The little British icon may now be a German baby, having gone under BMW management in 2001, but this hasn't dampened its appeal in the least bit. If anything, the prestige of German engineering has enhanced the Mini's popularity.
Certainly, the level of interest in the Mini was plain to see at MINI United 2012 (May 11-13), an event already into its fourth instalment (the first was in Italy in 2005). It brought together Mini owners from around the world in Le Castellet, France.
Although it was springtime, Le Castellet was a sweltering experience. At the Paul Ricard Circuit, the heat, touching 37°C, was just shimmering off the tarmac. Nobody minded too much, though.
One of the highlights of the event was the Mini exhibition which took enthusiasts through the years, from the Mini's introduction in 1959 (the Sir Alec Issigonis-designed Morris Mini-Minor, retailed at £496) to its years under Rover, right up to the time it vroomed into its new Bavarian home.
Among the eye-catchers were the David Bowie-inspired chrome Mini, the XXL (a stretched limo one might have dubbed the Maxi), the two-headed Classic and a bunch of other odd-ball designs.
Then there was the unveiling of the all-new limited edition (only 2,000 units), track-burning Mini John Cooper Works GP 12, successor to the 2006 Mini Cooper S with John Cooper Works GP Kit. The GP 12 is the fastest car yet to come out of the John Cooper stables. It clocked 8'23" a lap at the Nurburgring's Nordschleife circuit. The car boasts full-adjustable race suspension and specially-designed racing tyres, with a race-spec braking system thrown in for good measure. It also comes with wind-cutting features, like large front and rear aprons, eye-catching side skirts, a roof spoiler and a fresh, new rear diffuser.
This little dynamite's twin-scroll turbo engine provides some serious torque, and boy does it love to rev.
Tune-d to drive
The festival saw stunt drivers taking the speed-fearing and -loving on screeching rides on an obstacle course, and Minis, old and new, taking to the race track.
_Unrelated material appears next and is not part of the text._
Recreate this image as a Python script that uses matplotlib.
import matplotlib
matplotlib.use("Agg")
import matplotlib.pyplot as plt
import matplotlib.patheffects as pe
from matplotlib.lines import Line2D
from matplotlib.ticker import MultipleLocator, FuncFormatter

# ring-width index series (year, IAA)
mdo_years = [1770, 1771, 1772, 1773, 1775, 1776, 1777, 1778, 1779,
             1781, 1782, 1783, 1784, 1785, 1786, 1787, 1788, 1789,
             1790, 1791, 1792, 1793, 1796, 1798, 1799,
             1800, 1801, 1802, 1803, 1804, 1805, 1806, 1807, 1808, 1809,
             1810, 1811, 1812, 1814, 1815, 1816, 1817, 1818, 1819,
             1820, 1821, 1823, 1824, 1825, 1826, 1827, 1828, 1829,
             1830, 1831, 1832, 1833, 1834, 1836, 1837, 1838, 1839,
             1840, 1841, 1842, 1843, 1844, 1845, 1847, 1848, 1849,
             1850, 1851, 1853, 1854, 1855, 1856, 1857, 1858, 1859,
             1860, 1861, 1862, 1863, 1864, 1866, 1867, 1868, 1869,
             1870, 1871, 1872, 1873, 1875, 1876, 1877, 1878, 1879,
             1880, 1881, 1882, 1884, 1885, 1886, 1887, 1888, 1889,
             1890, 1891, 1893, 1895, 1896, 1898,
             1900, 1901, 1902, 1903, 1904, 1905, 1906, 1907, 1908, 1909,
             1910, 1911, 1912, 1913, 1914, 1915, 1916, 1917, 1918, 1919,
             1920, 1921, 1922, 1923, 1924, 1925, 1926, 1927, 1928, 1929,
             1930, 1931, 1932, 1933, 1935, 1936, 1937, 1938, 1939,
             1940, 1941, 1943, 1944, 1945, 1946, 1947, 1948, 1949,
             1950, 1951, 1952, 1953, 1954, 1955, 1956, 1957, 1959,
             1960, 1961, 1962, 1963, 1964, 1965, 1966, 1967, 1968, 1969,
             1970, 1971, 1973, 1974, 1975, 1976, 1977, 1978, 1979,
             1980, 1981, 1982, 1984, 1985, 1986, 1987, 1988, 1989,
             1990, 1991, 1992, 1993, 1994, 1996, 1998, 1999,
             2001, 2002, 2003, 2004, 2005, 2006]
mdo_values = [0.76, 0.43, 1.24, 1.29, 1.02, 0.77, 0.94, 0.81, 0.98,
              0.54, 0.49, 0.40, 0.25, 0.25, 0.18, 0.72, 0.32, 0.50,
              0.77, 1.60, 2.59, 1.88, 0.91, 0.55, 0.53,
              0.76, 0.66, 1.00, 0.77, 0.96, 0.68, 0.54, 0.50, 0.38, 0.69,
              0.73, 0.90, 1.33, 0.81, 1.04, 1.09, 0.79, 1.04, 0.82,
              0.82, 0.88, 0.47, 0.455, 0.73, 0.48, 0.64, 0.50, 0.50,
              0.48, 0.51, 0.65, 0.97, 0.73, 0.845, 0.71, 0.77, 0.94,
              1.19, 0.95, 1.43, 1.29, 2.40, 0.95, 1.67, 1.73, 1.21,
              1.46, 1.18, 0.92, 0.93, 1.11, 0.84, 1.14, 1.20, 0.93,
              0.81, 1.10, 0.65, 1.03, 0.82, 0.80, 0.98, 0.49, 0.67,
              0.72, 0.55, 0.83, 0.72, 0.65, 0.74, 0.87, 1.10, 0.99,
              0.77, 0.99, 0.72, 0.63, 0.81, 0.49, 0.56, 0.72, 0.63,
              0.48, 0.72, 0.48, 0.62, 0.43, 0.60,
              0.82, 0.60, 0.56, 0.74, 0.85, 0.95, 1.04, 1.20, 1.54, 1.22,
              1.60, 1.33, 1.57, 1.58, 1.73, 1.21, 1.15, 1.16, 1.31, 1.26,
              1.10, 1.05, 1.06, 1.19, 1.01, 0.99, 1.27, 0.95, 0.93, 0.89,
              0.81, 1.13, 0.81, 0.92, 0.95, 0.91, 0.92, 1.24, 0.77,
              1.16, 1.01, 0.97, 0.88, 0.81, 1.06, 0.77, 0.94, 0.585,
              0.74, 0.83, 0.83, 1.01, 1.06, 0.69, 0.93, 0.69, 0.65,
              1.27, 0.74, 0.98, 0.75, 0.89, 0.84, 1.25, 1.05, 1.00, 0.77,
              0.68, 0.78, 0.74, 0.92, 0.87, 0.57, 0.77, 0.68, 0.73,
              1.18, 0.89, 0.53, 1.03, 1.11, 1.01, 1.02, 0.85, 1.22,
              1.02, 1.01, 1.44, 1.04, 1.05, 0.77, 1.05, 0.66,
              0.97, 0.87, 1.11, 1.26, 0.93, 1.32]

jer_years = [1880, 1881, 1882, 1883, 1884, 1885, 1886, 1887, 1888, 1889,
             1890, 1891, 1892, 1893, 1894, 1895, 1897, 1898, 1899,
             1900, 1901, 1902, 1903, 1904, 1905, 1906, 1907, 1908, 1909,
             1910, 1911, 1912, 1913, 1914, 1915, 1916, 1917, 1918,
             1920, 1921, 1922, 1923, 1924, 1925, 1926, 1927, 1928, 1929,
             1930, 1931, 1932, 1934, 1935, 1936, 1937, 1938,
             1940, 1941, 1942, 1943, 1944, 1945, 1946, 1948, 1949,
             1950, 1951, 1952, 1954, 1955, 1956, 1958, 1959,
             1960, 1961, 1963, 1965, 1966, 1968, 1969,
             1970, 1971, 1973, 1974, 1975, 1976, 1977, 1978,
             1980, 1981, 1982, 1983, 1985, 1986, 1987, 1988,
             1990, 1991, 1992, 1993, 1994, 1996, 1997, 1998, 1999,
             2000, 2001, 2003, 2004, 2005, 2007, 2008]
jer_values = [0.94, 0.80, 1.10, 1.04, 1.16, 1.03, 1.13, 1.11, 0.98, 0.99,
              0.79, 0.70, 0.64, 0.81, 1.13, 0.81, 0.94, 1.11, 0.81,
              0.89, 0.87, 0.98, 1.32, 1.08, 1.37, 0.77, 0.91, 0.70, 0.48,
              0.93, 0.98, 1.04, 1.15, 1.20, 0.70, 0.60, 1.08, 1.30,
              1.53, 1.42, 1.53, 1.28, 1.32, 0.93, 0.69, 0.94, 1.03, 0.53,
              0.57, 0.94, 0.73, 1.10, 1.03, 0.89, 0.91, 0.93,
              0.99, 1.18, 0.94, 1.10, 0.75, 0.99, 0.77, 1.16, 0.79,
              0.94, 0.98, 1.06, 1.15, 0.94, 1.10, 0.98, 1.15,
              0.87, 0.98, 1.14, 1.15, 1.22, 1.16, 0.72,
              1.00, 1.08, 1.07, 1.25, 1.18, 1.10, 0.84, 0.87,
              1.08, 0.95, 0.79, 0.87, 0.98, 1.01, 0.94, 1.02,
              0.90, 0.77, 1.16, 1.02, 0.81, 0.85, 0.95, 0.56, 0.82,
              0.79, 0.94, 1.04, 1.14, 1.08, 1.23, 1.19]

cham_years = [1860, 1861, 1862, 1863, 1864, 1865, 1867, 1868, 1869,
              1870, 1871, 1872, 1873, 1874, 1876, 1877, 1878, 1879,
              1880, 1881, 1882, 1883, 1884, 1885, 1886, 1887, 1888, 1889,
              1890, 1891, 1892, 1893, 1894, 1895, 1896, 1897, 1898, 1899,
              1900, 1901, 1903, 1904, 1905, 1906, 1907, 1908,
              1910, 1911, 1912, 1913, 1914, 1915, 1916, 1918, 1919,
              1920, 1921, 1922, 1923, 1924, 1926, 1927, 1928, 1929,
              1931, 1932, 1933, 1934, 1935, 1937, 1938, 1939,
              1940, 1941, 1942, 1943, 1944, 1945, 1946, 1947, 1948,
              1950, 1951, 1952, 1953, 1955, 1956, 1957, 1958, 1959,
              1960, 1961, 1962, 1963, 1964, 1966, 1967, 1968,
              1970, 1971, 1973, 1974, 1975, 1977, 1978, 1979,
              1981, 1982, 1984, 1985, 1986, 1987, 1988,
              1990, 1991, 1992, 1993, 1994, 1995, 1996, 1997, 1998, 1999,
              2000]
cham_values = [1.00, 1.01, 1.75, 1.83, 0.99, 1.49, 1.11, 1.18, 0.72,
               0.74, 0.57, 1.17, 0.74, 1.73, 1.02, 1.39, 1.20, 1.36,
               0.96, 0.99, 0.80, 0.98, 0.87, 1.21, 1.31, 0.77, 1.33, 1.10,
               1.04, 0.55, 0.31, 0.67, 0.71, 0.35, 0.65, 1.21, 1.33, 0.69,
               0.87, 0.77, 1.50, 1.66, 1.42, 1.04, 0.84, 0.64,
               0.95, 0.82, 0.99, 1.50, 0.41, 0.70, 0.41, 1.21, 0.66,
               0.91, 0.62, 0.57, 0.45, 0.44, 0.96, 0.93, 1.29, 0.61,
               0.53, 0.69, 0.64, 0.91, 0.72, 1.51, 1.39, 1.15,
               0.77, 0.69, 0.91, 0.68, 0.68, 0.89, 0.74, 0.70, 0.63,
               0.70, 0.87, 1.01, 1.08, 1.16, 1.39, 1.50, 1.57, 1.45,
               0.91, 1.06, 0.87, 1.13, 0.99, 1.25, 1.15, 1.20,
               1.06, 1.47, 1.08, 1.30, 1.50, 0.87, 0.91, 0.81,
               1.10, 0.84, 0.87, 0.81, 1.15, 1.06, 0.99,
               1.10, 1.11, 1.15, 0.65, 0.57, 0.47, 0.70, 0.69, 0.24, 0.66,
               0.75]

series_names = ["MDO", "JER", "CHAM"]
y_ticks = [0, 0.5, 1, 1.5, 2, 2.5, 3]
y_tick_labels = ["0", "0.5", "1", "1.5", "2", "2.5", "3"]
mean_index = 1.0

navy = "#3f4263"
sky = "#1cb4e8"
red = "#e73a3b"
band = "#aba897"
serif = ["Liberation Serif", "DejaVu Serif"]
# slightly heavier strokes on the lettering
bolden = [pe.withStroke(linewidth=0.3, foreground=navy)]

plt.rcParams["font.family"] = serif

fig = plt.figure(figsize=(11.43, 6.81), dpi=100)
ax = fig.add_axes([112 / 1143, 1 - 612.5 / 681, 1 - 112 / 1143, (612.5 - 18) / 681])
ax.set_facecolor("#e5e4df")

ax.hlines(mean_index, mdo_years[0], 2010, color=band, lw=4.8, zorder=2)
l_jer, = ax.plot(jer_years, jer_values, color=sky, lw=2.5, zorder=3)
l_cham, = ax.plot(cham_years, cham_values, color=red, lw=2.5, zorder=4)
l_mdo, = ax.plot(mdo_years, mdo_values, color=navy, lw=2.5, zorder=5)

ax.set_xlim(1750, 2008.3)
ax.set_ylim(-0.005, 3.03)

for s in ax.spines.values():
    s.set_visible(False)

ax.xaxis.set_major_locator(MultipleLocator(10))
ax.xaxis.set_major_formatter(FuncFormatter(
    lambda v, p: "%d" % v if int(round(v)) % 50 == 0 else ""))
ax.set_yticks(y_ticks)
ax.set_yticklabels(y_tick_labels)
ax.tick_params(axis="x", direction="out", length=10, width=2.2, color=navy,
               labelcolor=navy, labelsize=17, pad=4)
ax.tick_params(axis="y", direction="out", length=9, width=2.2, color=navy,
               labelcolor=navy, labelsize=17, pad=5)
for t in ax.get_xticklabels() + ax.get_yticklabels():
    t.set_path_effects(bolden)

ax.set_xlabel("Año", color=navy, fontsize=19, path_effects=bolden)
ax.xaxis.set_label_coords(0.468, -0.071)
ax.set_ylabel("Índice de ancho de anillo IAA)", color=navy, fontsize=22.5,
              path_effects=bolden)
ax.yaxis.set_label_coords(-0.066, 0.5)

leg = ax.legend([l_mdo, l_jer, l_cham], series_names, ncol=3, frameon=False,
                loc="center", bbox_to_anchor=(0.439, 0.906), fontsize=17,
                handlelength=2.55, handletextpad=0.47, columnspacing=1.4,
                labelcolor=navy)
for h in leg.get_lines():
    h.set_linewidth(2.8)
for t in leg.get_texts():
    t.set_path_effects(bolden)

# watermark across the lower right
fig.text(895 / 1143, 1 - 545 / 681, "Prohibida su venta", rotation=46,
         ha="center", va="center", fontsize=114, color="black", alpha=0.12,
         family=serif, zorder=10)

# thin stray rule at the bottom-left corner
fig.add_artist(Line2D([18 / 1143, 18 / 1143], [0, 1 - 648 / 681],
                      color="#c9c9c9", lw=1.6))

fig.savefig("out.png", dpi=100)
There was also music to be had, courtesy of bands like Iggy & The Stooges, Gossip and The Ting Tings.
But while Iggy turned up the raw power, it was some of the local fare that came across as real surprises. French outfit Soma played a spell-binding blend of indie folk rock, even injecting some mandolin flavour into the mix. Charlie Winston knew how to dig deep into the blues, too, with a groove decidedly down-home in nature.
The next day was when the real challenge began. Having requested two cars for our group of five, we were instead persuaded to take a Mini Cooper each on the 1,100km-plus trek from Marseille to Munich, where we were to return the cars to their home.
After a round of serious haggling (by our chaperone, BMW Group Malaysia's corporate communications manager Sashi Ambi), we managed to reduce the number of cars to three. The brown Mini Cooper S was left to be manhandled by Yours Truly, along with a fellow co-driver.
A quick rev of the engine and a spin around, and it was obvious to us that the Cooper S was a little dynamite that enjoyed being manoeuvred ... especially in sharp turns. Shifting the gear stick with the right hand and handling the steering with the left still took some getting used to, but the wheels had already spun and the open road beckoned.
We got our first chance to put the pedal to the metal on the open roads leading out of Marseille. While the four-cylinder machine predictably has plenty of power in the lower rungs of the transmission, it also has confidence-inspiring power from fourth to sixth gear (courtesy of the - 260 Nm at high speeds - overboost).
You could easily zip past trucks and muscle cars alike.
The interior is a sight for sore eyes, too, with the large speedo-meter a particular visual delight. Despite the power on tap, average fuel consumption is just 6.7 litres per 100km, and the CO2 emission rating is 155g per km. The onboard GPS is accurate in all instances, save for an "incident" (more on that later).
And the Mini's trademark roadholding makes driving infinitely more enjoyable.